Kristin Hersh
Murder, Misery and Then Goodnight
[4AD]
Rating: 7.5
First, you got your Raffi. Raffi writes and sings songs that drive all
the little kids wild, and most of these are about things like friendship,
spiders trying to build webs, and duckies trying to find their mamas. Kids
grow up listening to Raffi and they learn a thing or two about how an
ideal world works, with a few chuckles thrown in besides. But when Kristin
Hersh was a little girl growing up in Tennessee, her Daddy used to sing
her old-time Appalachian folk songs like "Three Nights Drunk" and
"What'll We Do With The Baby-o." The latter describes doing things to the
Baby-o like, oh, getting him loaded on gin, sticking fingers in his eyes,
and wrapping him up in a table cloth and flinging him around the farm.
Just what you want to hear when you're all snug in bed, right, Baby-o?
Murder, Misery and Then Goodnight is Hersh performing the traditional
folk songs she learned from her father, with her own kid lending vocals
and piano to a couple of tracks.

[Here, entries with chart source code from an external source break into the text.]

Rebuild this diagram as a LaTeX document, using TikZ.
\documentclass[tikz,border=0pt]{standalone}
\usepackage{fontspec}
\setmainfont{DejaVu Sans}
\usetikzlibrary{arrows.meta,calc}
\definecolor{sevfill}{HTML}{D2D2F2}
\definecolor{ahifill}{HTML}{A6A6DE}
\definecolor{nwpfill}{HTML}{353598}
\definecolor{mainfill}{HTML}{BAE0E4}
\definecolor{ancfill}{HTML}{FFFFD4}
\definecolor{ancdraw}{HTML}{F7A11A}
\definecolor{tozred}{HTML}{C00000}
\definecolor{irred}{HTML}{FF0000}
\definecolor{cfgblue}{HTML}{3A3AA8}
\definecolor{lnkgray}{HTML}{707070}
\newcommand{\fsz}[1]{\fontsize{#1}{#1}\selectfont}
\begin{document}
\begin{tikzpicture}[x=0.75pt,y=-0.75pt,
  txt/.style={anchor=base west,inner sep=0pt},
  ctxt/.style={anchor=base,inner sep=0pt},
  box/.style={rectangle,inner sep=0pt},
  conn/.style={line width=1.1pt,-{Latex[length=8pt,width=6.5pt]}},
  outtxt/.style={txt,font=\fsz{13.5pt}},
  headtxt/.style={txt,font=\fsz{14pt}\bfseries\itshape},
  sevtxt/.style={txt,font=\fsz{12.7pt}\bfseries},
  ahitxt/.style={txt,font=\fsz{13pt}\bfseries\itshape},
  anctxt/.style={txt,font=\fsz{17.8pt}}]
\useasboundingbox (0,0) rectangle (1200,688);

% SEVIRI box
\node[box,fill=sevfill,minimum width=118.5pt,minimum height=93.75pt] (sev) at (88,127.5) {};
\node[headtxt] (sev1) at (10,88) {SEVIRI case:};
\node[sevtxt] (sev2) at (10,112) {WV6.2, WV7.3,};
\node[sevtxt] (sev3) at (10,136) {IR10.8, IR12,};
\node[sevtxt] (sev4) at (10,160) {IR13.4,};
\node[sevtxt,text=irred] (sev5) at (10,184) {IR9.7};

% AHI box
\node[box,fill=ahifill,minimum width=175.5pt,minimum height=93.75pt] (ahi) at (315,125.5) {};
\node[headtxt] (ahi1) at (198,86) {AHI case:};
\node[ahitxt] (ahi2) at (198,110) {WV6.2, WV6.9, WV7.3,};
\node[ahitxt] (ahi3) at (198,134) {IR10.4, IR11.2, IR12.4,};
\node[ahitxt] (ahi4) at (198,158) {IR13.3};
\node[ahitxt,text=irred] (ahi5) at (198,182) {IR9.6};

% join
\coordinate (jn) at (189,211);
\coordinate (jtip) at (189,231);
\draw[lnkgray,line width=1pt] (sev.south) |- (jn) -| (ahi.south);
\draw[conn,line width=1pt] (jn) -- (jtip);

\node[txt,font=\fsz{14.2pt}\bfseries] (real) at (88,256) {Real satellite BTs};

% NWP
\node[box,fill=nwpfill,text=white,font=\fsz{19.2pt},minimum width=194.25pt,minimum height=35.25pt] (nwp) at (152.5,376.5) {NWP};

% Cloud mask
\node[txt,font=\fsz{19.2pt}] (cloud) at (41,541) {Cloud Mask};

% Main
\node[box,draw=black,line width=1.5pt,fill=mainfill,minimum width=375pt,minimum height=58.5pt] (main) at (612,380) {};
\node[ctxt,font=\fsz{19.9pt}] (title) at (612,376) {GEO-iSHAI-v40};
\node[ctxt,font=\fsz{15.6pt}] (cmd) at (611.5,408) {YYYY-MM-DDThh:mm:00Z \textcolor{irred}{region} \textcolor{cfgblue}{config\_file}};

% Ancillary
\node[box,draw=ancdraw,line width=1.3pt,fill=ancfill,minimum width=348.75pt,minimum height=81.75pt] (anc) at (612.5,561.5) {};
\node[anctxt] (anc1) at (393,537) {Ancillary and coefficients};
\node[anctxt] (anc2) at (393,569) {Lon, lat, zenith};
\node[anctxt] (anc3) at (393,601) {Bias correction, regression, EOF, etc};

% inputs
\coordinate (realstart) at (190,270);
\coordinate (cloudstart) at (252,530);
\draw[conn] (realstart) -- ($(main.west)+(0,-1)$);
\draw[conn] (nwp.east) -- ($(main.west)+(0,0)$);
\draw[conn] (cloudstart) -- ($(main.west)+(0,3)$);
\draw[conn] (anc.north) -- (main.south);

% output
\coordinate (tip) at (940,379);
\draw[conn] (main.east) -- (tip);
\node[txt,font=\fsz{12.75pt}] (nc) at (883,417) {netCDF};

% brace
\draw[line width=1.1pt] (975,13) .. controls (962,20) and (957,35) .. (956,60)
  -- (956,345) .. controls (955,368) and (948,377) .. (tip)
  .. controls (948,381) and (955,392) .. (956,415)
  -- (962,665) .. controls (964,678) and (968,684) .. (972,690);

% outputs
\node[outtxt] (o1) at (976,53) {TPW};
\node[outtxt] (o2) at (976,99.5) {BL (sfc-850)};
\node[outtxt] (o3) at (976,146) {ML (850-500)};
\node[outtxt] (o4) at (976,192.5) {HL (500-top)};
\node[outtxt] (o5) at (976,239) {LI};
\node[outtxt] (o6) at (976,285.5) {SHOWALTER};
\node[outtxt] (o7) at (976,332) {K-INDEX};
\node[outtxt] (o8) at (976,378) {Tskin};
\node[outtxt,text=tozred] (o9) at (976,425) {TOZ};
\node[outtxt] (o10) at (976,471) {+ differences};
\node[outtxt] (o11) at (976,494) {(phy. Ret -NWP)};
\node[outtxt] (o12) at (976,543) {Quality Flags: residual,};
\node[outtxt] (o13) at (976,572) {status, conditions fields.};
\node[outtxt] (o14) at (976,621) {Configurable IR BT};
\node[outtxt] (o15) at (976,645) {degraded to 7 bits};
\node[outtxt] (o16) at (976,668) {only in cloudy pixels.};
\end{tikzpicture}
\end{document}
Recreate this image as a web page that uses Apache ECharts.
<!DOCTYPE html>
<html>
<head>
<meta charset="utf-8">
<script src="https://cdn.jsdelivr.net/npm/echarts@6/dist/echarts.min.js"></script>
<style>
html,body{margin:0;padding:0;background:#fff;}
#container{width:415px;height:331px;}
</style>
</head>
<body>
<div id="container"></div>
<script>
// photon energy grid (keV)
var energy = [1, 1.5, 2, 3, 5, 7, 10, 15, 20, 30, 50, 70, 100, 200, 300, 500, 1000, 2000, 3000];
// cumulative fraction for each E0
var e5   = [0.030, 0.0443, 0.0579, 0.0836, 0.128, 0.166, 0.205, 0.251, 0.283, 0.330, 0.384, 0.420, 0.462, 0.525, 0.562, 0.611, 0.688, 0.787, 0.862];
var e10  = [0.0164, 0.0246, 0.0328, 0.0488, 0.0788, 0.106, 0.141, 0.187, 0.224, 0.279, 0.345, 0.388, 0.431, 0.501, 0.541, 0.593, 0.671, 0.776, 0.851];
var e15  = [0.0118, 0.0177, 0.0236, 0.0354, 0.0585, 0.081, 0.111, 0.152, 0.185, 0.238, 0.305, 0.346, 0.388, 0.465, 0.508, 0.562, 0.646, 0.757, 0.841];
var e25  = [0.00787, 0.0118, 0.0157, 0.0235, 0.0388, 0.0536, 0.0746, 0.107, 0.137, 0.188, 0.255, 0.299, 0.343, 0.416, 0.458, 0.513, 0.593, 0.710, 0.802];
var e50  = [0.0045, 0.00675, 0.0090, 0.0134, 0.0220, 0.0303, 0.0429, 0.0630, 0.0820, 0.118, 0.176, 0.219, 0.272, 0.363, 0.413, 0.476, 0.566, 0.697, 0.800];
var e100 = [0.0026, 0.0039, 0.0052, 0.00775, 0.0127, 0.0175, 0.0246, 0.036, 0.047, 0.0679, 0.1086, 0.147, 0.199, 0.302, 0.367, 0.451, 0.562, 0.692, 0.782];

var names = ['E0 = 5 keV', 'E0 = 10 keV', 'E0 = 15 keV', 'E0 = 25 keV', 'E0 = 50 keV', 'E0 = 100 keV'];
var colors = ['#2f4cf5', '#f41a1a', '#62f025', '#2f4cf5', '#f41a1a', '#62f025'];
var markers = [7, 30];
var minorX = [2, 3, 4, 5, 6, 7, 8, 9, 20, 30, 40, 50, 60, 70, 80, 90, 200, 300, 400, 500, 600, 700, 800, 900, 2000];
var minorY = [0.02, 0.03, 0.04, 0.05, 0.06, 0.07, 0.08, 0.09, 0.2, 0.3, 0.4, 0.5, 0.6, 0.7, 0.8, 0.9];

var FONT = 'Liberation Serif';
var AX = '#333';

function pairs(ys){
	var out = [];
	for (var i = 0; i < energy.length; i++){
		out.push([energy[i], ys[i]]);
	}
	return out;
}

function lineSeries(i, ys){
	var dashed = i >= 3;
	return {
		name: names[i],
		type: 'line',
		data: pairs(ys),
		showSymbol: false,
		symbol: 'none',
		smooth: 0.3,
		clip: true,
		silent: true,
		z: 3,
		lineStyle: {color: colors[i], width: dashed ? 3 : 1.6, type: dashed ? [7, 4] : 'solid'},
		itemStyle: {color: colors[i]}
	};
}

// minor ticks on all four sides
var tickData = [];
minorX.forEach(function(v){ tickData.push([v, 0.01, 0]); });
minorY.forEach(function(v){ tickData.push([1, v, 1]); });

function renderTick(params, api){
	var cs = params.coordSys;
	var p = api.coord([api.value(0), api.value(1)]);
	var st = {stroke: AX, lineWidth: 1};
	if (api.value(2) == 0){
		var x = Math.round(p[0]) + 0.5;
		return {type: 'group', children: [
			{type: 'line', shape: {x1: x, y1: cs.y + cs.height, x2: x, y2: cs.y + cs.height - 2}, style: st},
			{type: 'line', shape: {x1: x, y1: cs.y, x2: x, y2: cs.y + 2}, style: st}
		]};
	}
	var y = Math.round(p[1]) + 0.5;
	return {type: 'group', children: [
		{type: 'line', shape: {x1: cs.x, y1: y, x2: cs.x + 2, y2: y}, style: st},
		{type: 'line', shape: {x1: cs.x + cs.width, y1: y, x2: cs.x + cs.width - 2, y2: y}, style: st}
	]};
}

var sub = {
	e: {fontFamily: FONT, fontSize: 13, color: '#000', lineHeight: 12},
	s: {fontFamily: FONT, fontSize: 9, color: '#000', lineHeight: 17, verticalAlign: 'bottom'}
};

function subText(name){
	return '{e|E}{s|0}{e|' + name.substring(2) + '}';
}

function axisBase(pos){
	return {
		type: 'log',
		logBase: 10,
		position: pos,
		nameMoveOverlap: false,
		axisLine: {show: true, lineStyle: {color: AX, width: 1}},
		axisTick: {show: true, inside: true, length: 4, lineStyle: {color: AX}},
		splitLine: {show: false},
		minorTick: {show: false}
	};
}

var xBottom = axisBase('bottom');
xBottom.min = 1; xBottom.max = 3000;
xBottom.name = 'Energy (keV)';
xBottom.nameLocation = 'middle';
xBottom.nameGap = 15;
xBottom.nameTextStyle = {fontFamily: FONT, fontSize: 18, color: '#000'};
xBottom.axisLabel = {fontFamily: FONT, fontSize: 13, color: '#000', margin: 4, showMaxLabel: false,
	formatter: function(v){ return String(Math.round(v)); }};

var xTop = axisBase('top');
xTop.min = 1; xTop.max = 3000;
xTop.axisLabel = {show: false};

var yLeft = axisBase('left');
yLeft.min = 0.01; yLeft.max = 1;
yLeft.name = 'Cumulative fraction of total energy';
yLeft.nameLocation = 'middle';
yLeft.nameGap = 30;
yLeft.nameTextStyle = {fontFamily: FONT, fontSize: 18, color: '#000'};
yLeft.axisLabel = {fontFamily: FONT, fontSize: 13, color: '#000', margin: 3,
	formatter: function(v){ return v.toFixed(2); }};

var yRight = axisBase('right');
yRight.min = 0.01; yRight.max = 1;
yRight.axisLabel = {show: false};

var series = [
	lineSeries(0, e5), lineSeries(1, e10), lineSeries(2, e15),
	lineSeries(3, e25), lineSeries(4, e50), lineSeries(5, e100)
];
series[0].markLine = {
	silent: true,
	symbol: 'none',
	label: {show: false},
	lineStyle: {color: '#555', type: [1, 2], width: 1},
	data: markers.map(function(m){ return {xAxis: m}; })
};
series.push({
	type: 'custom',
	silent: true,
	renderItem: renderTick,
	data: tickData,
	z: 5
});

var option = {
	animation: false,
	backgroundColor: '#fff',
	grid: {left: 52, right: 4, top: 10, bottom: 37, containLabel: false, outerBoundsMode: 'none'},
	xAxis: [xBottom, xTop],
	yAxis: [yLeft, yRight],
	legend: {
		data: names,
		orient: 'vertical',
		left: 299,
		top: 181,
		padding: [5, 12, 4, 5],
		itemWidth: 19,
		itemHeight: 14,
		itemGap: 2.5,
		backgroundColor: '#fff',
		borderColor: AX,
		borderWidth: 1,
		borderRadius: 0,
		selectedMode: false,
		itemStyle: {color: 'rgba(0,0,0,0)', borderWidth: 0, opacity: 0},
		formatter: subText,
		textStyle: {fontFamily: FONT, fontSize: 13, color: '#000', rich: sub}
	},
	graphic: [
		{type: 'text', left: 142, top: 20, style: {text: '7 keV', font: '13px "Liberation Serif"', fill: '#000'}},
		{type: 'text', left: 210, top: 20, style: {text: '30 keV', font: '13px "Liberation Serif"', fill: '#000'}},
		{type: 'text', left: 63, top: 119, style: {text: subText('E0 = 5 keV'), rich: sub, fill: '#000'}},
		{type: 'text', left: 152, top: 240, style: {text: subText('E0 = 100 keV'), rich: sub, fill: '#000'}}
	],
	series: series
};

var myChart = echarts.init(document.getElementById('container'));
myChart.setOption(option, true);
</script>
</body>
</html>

It's also the first of 4AD's special
releases that are to be sold only via internet and mail order. Murder's
songs are to more sanitized lullabies what Grimm's fairy tails are to
Disney films-- women are killed, lovers commit suicide, and... well, you
already know what happens to the Baby-o. These are nasty, gothic tales cloaked
in the simple melodic archetypes of ancient folk music. And many of them are
beautiful.
Recorded very quickly after Strange Angels, this album has the same
instrumentation (mostly just Hersh and her guitar) and a similar overall
feel, though it's generally more upbeat and catchy. Her voice is perfect
for this material, buoyant and winking on the more upbeat tracks and deep
and throaty enough to give the darker material weight. And you have to
love hearing her adorable six- year- old son harmonizing with his mother,
giving his endorsement of these songs on behalf of first- graders
everywhere. He looks pretty happy on the jacket photo, too. I guess you
can hear this stuff before going to sleep and turn out fine after all.